At the same time, Europe still faces a risk: if the most advanced models become increasingly restricted by geopolitical or national security criteria, regulatory power alone will not compensate for technological dependence. That is why the discussion about European AI sovereignty should include not only model development, but also alternative infrastructure for cloud, identity, data governance, and distribution.

  • More attention will be needed for interoperability between AI systems across platforms.
  • Pressure will grow to maintain clear chains of data and identity governance.
  • Businesses will increasingly assess not only model quality, but also its regulatory accessibility in Europe.
  • Public institutions will need to decide which AI integrations should be treated as critical infrastructure.

Practical Takeaways for Lithuanian Business and the Public Sector

For Lithuanian organizations, the key point is to understand that choosing an AI provider is becoming not just a technological decision, but also a political risk decision.

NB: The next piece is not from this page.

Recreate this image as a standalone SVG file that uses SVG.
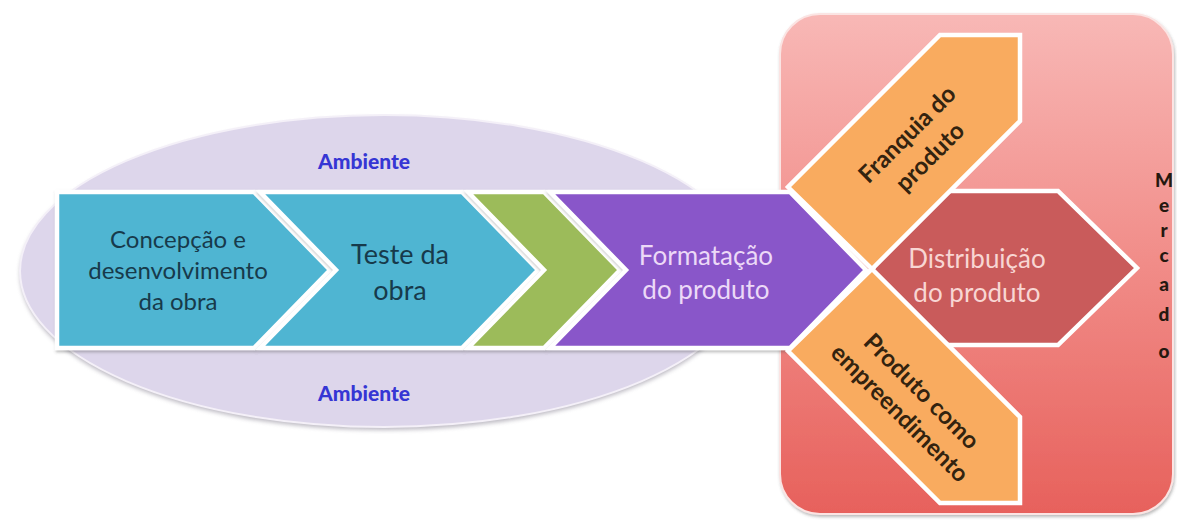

If a service depends on a single provider’s platform, a single closed integration, or a model whose availability may change because of geopolitical decisions, a backup plan is essential.

In practice, this means several things. First, it is worth choosing architectures that allow you to switch model providers without rewriting the entire system. Second, it is essential to assess in advance whether AI capabilities in the organization will require additional identity verification, user activity audits, or data localization. Third, organizations should monitor not only the AI Act, but also regulation related to competition, platform openness, cybersecurity, and digital identity.

For the public sector, this direction is even more important. If AI is used in customer service, document analysis, or security processes, dependence on the gateways of foreign platforms can become both an operational and a sovereignty issue. Procurement and architectural decisions should therefore include a new criterion: not only functionality and price, but also access control risk.

In short, AI policy is entering a phase where what matters most is not only the intelligence of the model, but who controls the road to it. It is in this infrastructure layer that the real power of the AI market will be shaped in the coming years.